European settlers also began trafficking African slaves into the colonial United States via the transatlantic slave trade. By the turn of the 18th century, slavery supplanted indentured servitude as the main source of agricultural labor for the cash crops in the American South. Colonial society was divided over the religious and moral implications of slavery, and several colonies passed acts for or against it.

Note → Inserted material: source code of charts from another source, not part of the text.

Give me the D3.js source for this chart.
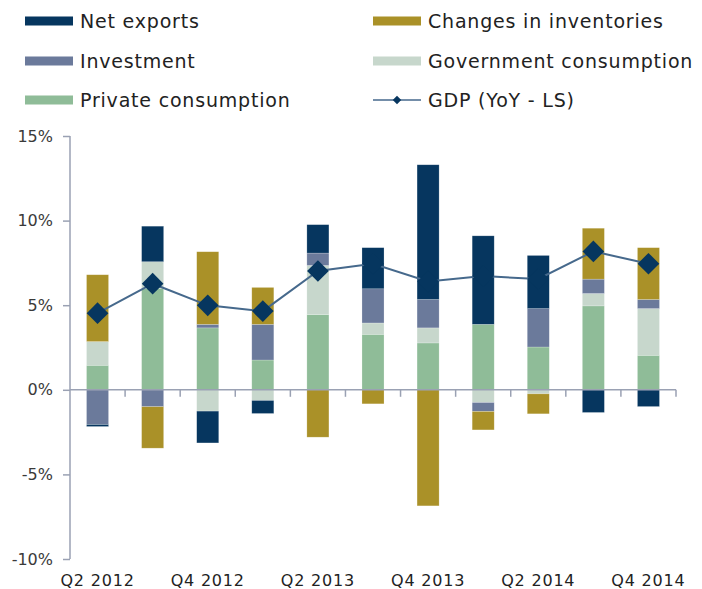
<!DOCTYPE html>
<html><head><meta charset="utf-8">
<script src="https://cdn.jsdelivr.net/npm/d3@7"></script>
<style>
html,body{margin:0;padding:0;background:#fff;}
svg{display:block;}
text{font-family:"DejaVu Sans",sans-serif;}
</style></head>
<body><div id="chart"></div>
<script>
const categories = ["Q2 2012","Q3 2012","Q4 2012","Q1 2013","Q2 2013","Q3 2013","Q4 2013","Q1 2014","Q2 2014","Q3 2014","Q4 2014"];
const privateConsumption = [1.45, 6.0, 3.66, 1.76, 4.45, 3.28, 2.77, 3.87, 2.53, 4.96, 2.04];
const governmentConsumption = [1.4, 1.57, -1.26, -0.63, 2.9, 0.67, 0.89, -0.75, -0.24, 0.73, 2.76];
const investment = [-2.05, -1.0, 0.21, 2.11, 0.73, 2.02, 1.68, -0.53, 2.27, 0.85, 0.54];
const inventories = [3.95, -2.45, 4.29, 2.18, -2.8, -0.83, -6.86, -1.09, -1.18, 3.01, 3.06];
const netExports = [-0.12, 2.1, -1.88, -0.77, 1.68, 2.43, 7.96, 5.23, 3.14, -1.34, -0.99];
const gdp = [4.53, 6.27, 4.99, 4.65, 7.02, 7.45, 6.4, 6.72, 6.55, 8.18, 7.45];
const xTickLabels = ["Q2 2012","Q4 2012","Q2 2013","Q4 2013","Q2 2014","Q4 2014"];
const yTicks = [-10, -5, 0, 5, 10, 15];

const seriesKeys = ["private","government","investment","inventories","netExports"];
const seriesNames = {netExports:"Net exports", inventories:"Changes in inventories", investment:"Investment", government:"Government consumption", private:"Private consumption"};
const colors = {netExports:"#06365f", inventories:"#aa9128", investment:"#6b7a9b", government:"#c7d7cc", private:"#8fbc98"};

const rows = categories.map((c,i)=>({cat:c, private:privateConsumption[i], government:governmentConsumption[i], investment:investment[i], inventories:inventories[i], netExports:netExports[i]}));

const W=702, H=589;
const svg = d3.select("#chart").append("svg").attr("width",W).attr("height",H);

const x = d3.scaleBand().domain(categories).range([70,676]).paddingInner(0.6).paddingOuter(0.3);
const y = d3.scaleLinear().domain([-10,15]).range([559,136]);

const stacked = d3.stack().keys(seriesKeys).offset(d3.stackOffsetDiverging)(rows);

svg.append("g").selectAll("g").data(stacked).join("g")
  .attr("fill", d=>colors[d.key])
  .selectAll("rect").data(d=>d).join("rect")
  .attr("x", d=>x(d.data.cat))
  .attr("width", x.bandwidth())
  .attr("y", d=>y(Math.max(d[0],d[1])))
  .attr("height", d=>Math.abs(y(d[0])-y(d[1])))
  .attr("stroke","#ffffff").attr("stroke-opacity",0.35).attr("stroke-width",0.6);

// axes
const axisColor = "#9aa1b3";
const yAxis = svg.append("g").attr("transform","translate(70,0)")
  .call(d3.axisLeft(y).tickValues(yTicks).tickFormat(d=>d+"%").tickSize(7).tickPadding(10));
yAxis.select(".domain").attr("stroke",axisColor).attr("stroke-width",1.5).attr("d","M0,136V559");
yAxis.selectAll(".tick line").attr("stroke",axisColor).attr("stroke-width",1.5);
yAxis.selectAll(".tick text").attr("fill","#3a3a3a").style("font-size","16px").style("font-family","DejaVu Sans");

const xb = svg.append("g").attr("transform",`translate(0,${y(0)})`);
xb.append("line").attr("x1",70).attr("x2",676).attr("stroke",axisColor).attr("stroke-width",1.5);
const step = x.step();
xb.selectAll("line.tk").data(categories).join("line").attr("class","tk")
  .attr("x1", d=>x(d)+x.bandwidth()/2+step/2).attr("x2", d=>x(d)+x.bandwidth()/2+step/2)
  .attr("y1",0).attr("y2",7).attr("stroke",axisColor).attr("stroke-width",1.5);

svg.append("g").selectAll("text").data(xTickLabels).join("text")
  .attr("x", d=>x(d)+x.bandwidth()/2).attr("y",581)
  .attr("text-anchor","middle").attr("dominant-baseline","middle")
  .attr("fill","#222").style("font-size","16px").style("letter-spacing","0.8px").text(d=>d);

// GDP line
const line = d3.line().x((d,i)=>x(categories[i])+x.bandwidth()/2).y(d=>y(d));
svg.append("path").datum(gdp).attr("d",line).attr("fill","none").attr("stroke","#46698c").attr("stroke-width",2);
const diamond = d3.symbol().type(d3.symbolSquare).size(235);
svg.append("g").selectAll("path").data(gdp).join("path")
  .attr("d", diamond)
  .attr("transform",(d,i)=>`translate(${x(categories[i])+x.bandwidth()/2},${y(d)}) rotate(45)`)
  .attr("fill","#06365f");

// legend
const legendItems = [
  {key:"netExports", col:0, row:0},
  {key:"inventories", col:1, row:0},
  {key:"investment", col:0, row:1},
  {key:"government", col:1, row:1},
  {key:"private", col:0, row:2},
  {key:"gdp", col:1, row:2}
];
const colX = [25, 373], rowY = [21, 61, 100];
const lg = svg.append("g");
legendItems.forEach(it=>{
  const gx = colX[it.col], gy = rowY[it.row];
  if(it.key==="gdp"){
    lg.append("line").attr("x1",gx).attr("x2",gx+48).attr("y1",gy).attr("y2",gy).attr("stroke","#46698c").attr("stroke-width",1.5);
    lg.append("path").attr("d", d3.symbol().type(d3.symbolSquare).size(36)()).attr("transform",`translate(${gx+24},${gy}) rotate(45)`).attr("fill","#06365f");
    lg.append("text").attr("x",gx+55).attr("y",gy+1).attr("dominant-baseline","middle").attr("fill","#222").style("font-size","19px").style("letter-spacing","0.8px").text("GDP (YoY - LS)");
  } else {
    lg.append("rect").attr("x",gx).attr("y",gy-4.5).attr("width",48).attr("height",9).attr("fill",colors[it.key]);
    lg.append("text").attr("x",gx+55).attr("y",gy+1).attr("dominant-baseline","middle").attr("fill","#222").style("font-size","19px").style("letter-spacing","0.8px").text(seriesNames[it.key]);
  }
});
</script></body></html>
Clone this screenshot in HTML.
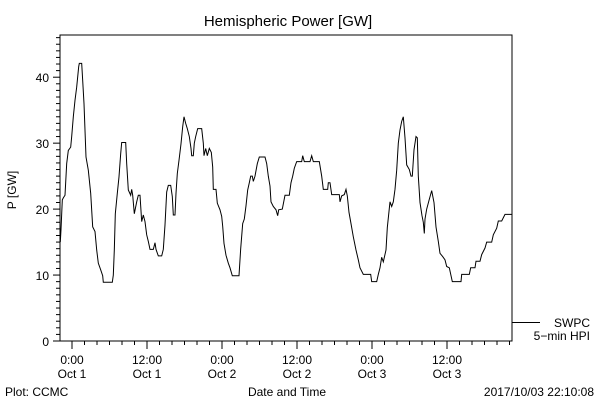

In what was then considered British America, the Thirteen Colonies were administered as overseas dependencies by the British. All colonies had local governments with elections open to white male property owners except Jews and, in some areas, Catholics. With very high birth rates, low death rates, and steadily growing settlements, the colonial population grew rapidly, eclipsing Native American populations. The Christian revivalist movement of the 1730s and 1740s, known as the Great Awakening, fueled colonial interest in both religion and religious liberty. Excluding the Native American population, the Thirteen Colonies had a population of over 2.1 million in 1770, representing a population that was then roughly a third the size of Great Britain. By the 1770s, despite continuing new immigrant arrivals from Britain and other European regions, the natural increase of the population was such that only a small minority of Americans had been born overseas. The colonies' distance from Britain had allowed for the development of self-governance in the colonies, but it encountered periodic efforts by British monarchs to reassert royal authority.

United States Etymology

 

The first documentary evidence of the phrase "United States of America" dates back to a letter from January 2, 1776, written by Stephen Moylan, a Continental Army aide to General George Washington, to Joseph Reed, Washington's aide-de-camp. Moylan expressed his desire to go "with full and ample powers from the United States of America to Spain" to seek assistance in the Revolutionary War effort. The first known publication of the phrase "United States of America" was in an anonymous essay in The Virginia Gazette newspaper in Williamsburg, on April 6, 1776.

By June 1776, the name "United States of America" appeared in drafts of the Articles of Confederation and Perpetual Union, authored by John Dickinson, a Founding Father from the Province of Pennsylvania, and in the Declaration of Independence, written primarily by Thomas Jefferson and adopted by the Second Continental Congress in Philadelphia, on July 4, 1776.